**Provided data:**
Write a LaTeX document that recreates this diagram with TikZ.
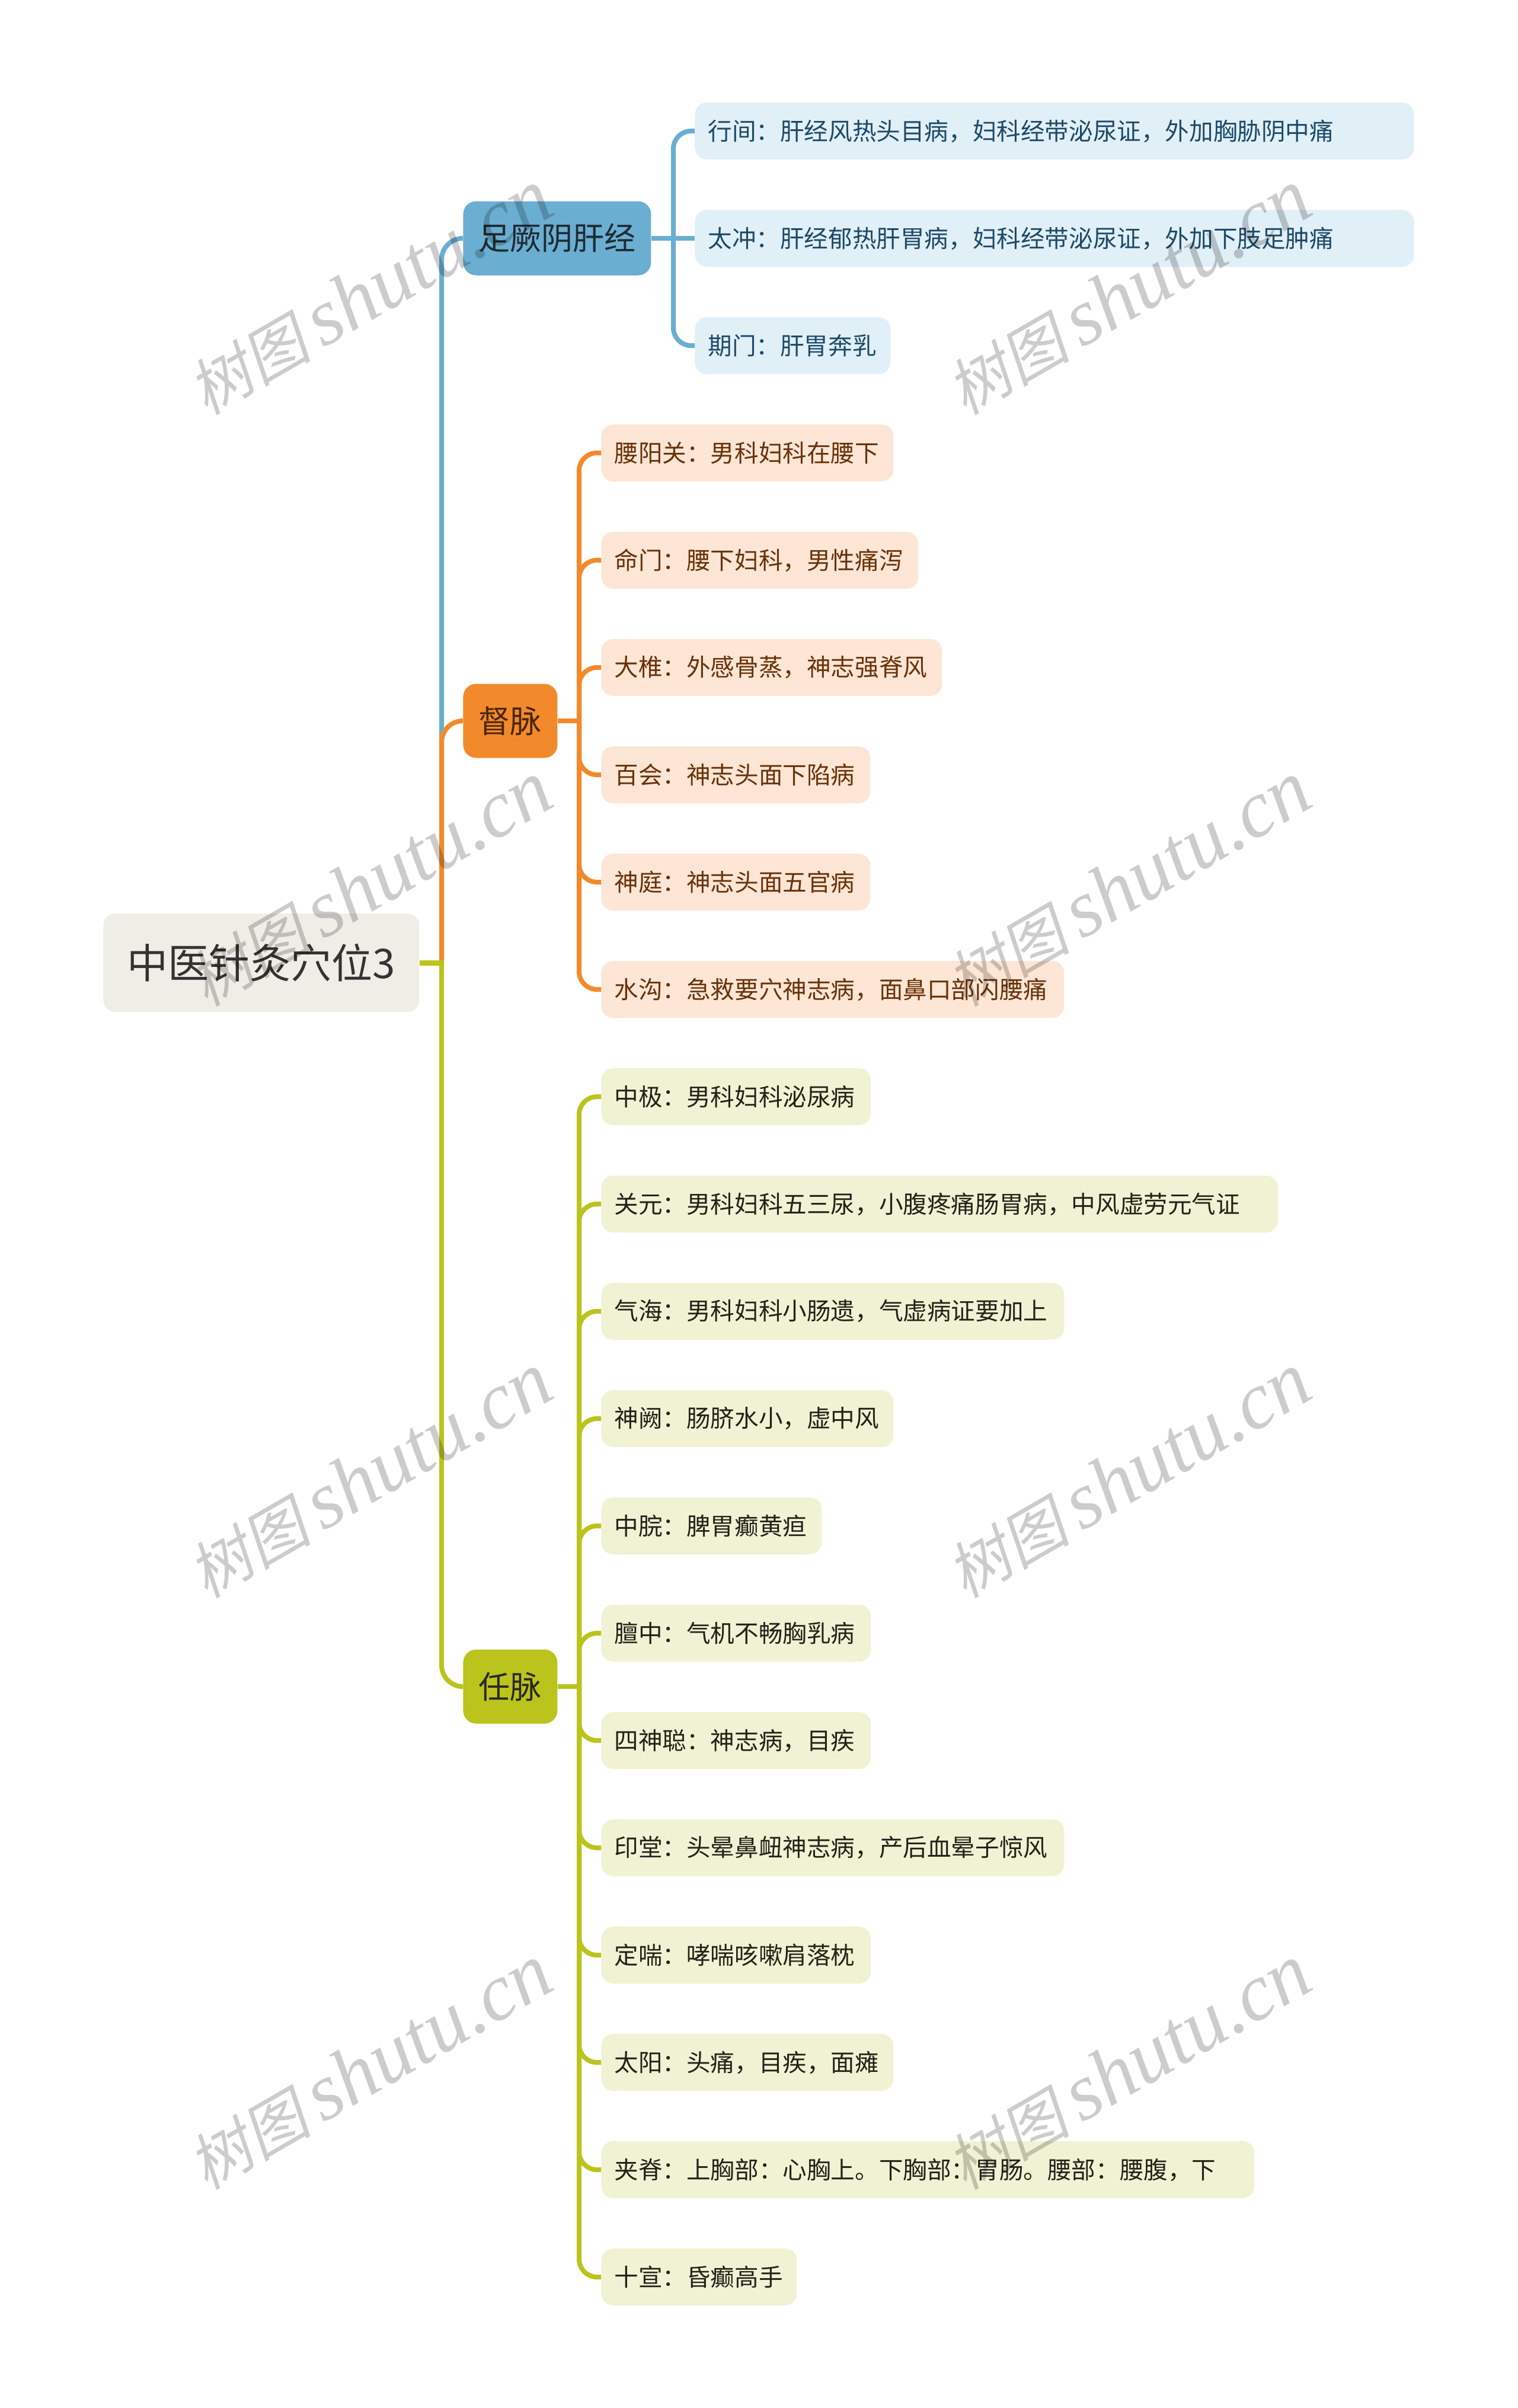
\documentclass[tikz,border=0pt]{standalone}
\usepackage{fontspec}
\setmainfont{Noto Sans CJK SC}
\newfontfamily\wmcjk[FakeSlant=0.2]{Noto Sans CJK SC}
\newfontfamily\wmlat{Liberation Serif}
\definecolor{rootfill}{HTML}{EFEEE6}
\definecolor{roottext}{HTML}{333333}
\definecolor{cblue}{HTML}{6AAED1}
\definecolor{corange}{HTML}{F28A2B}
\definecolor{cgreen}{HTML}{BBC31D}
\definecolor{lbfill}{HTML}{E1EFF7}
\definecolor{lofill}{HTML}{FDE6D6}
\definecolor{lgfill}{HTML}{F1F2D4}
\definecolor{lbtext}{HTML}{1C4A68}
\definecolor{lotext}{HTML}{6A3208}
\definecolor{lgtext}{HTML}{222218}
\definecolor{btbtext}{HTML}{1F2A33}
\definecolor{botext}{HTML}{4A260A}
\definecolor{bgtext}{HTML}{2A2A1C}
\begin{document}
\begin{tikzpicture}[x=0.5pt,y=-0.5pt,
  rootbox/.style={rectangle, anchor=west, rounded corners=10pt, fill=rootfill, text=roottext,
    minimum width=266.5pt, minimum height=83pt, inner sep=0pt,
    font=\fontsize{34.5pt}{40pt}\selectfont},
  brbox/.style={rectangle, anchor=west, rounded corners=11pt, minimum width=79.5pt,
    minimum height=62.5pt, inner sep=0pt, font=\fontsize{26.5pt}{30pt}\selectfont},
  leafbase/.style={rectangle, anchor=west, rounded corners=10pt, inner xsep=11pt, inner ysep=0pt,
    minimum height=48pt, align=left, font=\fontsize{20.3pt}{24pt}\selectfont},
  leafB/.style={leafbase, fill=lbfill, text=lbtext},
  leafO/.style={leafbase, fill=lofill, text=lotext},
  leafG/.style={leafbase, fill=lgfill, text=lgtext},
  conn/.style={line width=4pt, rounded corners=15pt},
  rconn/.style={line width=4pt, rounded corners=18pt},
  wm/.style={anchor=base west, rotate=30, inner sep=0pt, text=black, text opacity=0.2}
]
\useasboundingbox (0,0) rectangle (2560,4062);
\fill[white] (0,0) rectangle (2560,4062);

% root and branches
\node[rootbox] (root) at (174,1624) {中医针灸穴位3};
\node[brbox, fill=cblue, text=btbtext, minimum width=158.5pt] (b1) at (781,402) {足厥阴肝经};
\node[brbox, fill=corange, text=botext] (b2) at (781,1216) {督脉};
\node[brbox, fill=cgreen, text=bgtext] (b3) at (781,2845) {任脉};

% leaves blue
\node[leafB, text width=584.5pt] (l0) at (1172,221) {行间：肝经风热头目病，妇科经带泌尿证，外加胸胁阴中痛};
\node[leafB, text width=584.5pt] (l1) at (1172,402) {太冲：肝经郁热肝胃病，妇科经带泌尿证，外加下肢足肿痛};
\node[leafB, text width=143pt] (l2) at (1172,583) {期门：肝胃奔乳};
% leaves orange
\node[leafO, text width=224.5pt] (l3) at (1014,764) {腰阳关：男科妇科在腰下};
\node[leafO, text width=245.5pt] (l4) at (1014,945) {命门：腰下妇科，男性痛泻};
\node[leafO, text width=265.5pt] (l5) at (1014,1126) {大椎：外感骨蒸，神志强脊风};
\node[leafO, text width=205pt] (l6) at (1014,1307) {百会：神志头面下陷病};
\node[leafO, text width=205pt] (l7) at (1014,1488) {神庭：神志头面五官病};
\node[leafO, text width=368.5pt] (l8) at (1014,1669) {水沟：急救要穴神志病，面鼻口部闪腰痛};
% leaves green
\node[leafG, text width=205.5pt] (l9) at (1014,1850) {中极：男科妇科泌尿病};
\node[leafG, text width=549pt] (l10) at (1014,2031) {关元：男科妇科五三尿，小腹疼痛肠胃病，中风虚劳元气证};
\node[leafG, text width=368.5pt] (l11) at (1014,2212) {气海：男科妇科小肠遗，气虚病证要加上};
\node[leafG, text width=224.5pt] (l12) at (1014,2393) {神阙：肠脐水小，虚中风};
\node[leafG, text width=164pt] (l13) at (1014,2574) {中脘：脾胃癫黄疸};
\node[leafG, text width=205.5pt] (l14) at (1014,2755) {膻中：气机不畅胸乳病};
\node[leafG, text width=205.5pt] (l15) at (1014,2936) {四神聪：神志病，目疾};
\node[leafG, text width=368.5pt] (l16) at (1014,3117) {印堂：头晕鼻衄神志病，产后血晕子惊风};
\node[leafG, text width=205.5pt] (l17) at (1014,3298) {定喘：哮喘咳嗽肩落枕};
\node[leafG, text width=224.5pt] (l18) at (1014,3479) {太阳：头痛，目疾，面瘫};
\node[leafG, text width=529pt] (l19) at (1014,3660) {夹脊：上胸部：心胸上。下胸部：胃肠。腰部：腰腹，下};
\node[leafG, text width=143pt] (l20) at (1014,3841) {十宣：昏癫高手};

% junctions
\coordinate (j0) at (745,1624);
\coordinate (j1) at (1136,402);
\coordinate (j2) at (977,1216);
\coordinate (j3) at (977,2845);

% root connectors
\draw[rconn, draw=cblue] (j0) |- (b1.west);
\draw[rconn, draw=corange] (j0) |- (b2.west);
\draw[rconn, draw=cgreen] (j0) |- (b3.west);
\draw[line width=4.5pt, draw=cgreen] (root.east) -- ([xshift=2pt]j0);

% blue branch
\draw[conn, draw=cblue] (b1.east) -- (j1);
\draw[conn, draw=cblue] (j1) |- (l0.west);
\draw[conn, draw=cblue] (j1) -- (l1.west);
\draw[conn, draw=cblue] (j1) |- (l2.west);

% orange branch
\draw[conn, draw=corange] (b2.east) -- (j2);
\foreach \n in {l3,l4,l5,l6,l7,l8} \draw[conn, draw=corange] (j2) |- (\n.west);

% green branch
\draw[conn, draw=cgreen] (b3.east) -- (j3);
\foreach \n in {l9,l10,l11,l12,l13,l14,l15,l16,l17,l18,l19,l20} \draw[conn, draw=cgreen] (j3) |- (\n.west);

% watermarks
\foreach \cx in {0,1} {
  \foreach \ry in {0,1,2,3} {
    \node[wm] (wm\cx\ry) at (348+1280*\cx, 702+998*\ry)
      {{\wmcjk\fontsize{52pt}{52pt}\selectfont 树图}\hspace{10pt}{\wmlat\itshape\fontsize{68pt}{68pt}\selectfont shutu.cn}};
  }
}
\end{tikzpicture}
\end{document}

**Task instructions:**
Transcribe the whole listing, character for character, but not its images.

**Task answer:**
Write a LaTeX document that recreates this diagram with TikZ.
\documentclass[tikz,border=0pt]{standalone}
\usepackage{fontspec}
\setmainfont{Noto Sans CJK SC}
\newfontfamily\wmcjk[FakeSlant=0.2]{Noto Sans CJK SC}
\newfontfamily\wmlat{Liberation Serif}
\definecolor{rootfill}{HTML}{EFEEE6}
\definecolor{roottext}{HTML}{333333}
\definecolor{cblue}{HTML}{6AAED1}
\definecolor{corange}{HTML}{F28A2B}
\definecolor{cgreen}{HTML}{BBC31D}
\definecolor{lbfill}{HTML}{E1EFF7}
\definecolor{lofill}{HTML}{FDE6D6}
\definecolor{lgfill}{HTML}{F1F2D4}
\definecolor{lbtext}{HTML}{1C4A68}
\definecolor{lotext}{HTML}{6A3208}
\definecolor{lgtext}{HTML}{222218}
\definecolor{btbtext}{HTML}{1F2A33}
\definecolor{botext}{HTML}{4A260A}
\definecolor{bgtext}{HTML}{2A2A1C}
\begin{document}
\begin{tikzpicture}[x=0.5pt,y=-0.5pt,
  rootbox/.style={rectangle, anchor=west, rounded corners=10pt, fill=rootfill, text=roottext,
    minimum width=266.5pt, minimum height=83pt, inner sep=0pt,
    font=\fontsize{34.5pt}{40pt}\selectfont},
  brbox/.style={rectangle, anchor=west, rounded corners=11pt, minimum width=79.5pt,
    minimum height=62.5pt, inner sep=0pt, font=\fontsize{26.5pt}{30pt}\selectfont},
  leafbase/.style={rectangle, anchor=west, rounded corners=10pt, inner xsep=11pt, inner ysep=0pt,
    minimum height=48pt, align=left, font=\fontsize{20.3pt}{24pt}\selectfont},
  leafB/.style={leafbase, fill=lbfill, text=lbtext},
  leafO/.style={leafbase, fill=lofill, text=lotext},
  leafG/.style={leafbase, fill=lgfill, text=lgtext},
  conn/.style={line width=4pt, rounded corners=15pt},
  rconn/.style={line width=4pt, rounded corners=18pt},
  wm/.style={anchor=base west, rotate=30, inner sep=0pt, text=black, text opacity=0.2}
]
\useasboundingbox (0,0) rectangle (2560,4062);
\fill[white] (0,0) rectangle (2560,4062);

% root and branches
\node[rootbox] (root) at (174,1624) {中医针灸穴位3};
\node[brbox, fill=cblue, text=btbtext, minimum width=158.5pt] (b1) at (781,402) {足厥阴肝经};
\node[brbox, fill=corange, text=botext] (b2) at (781,1216) {督脉};
\node[brbox, fill=cgreen, text=bgtext] (b3) at (781,2845) {任脉};

% leaves blue
\node[leafB, text width=584.5pt] (l0) at (1172,221) {行间：肝经风热头目病，妇科经带泌尿证，外加胸胁阴中痛};
\node[leafB, text width=584.5pt] (l1) at (1172,402) {太冲：肝经郁热肝胃病，妇科经带泌尿证，外加下肢足肿痛};
\node[leafB, text width=143pt] (l2) at (1172,583) {期门：肝胃奔乳};
% leaves orange
\node[leafO, text width=224.5pt] (l3) at (1014,764) {腰阳关：男科妇科在腰下};
\node[leafO, text width=245.5pt] (l4) at (1014,945) {命门：腰下妇科，男性痛泻};
\node[leafO, text width=265.5pt] (l5) at (1014,1126) {大椎：外感骨蒸，神志强脊风};
\node[leafO, text width=205pt] (l6) at (1014,1307) {百会：神志头面下陷病};
\node[leafO, text width=205pt] (l7) at (1014,1488) {神庭：神志头面五官病};
\node[leafO, text width=368.5pt] (l8) at (1014,1669) {水沟：急救要穴神志病，面鼻口部闪腰痛};
% leaves green
\node[leafG, text width=205.5pt] (l9) at (1014,1850) {中极：男科妇科泌尿病};
\node[leafG, text width=549pt] (l10) at (1014,2031) {关元：男科妇科五三尿，小腹疼痛肠胃病，中风虚劳元气证};
\node[leafG, text width=368.5pt] (l11) at (1014,2212) {气海：男科妇科小肠遗，气虚病证要加上};
\node[leafG, text width=224.5pt] (l12) at (1014,2393) {神阙：肠脐水小，虚中风};
\node[leafG, text width=164pt] (l13) at (1014,2574) {中脘：脾胃癫黄疸};
\node[leafG, text width=205.5pt] (l14) at (1014,2755) {膻中：气机不畅胸乳病};
\node[leafG, text width=205.5pt] (l15) at (1014,2936) {四神聪：神志病，目疾};
\node[leafG, text width=368.5pt] (l16) at (1014,3117) {印堂：头晕鼻衄神志病，产后血晕子惊风};
\node[leafG, text width=205.5pt] (l17) at (1014,3298) {定喘：哮喘咳嗽肩落枕};
\node[leafG, text width=224.5pt] (l18) at (1014,3479) {太阳：头痛，目疾，面瘫};
\node[leafG, text width=529pt] (l19) at (1014,3660) {夹脊：上胸部：心胸上。下胸部：胃肠。腰部：腰腹，下};
\node[leafG, text width=143pt] (l20) at (1014,3841) {十宣：昏癫高手};

% junctions
\coordinate (j0) at (745,1624);
\coordinate (j1) at (1136,402);
\coordinate (j2) at (977,1216);
\coordinate (j3) at (977,2845);

% root connectors
\draw[rconn, draw=cblue] (j0) |- (b1.west);
\draw[rconn, draw=corange] (j0) |- (b2.west);
\draw[rconn, draw=cgreen] (j0) |- (b3.west);
\draw[line width=4.5pt, draw=cgreen] (root.east) -- ([xshift=2pt]j0);

% blue branch
\draw[conn, draw=cblue] (b1.east) -- (j1);
\draw[conn, draw=cblue] (j1) |- (l0.west);
\draw[conn, draw=cblue] (j1) -- (l1.west);
\draw[conn, draw=cblue] (j1) |- (l2.west);

% orange branch
\draw[conn, draw=corange] (b2.east) -- (j2);
\foreach \n in {l3,l4,l5,l6,l7,l8} \draw[conn, draw=corange] (j2) |- (\n.west);

% green branch
\draw[conn, draw=cgreen] (b3.east) -- (j3);
\foreach \n in {l9,l10,l11,l12,l13,l14,l15,l16,l17,l18,l19,l20} \draw[conn, draw=cgreen] (j3) |- (\n.west);

% watermarks
\foreach \cx in {0,1} {
  \foreach \ry in {0,1,2,3} {
    \node[wm] (wm\cx\ry) at (348+1280*\cx, 702+998*\ry)
      {{\wmcjk\fontsize{52pt}{52pt}\selectfont 树图}\hspace{10pt}{\wmlat\itshape\fontsize{68pt}{68pt}\selectfont shutu.cn}};
  }
}
\end{tikzpicture}
\end{document}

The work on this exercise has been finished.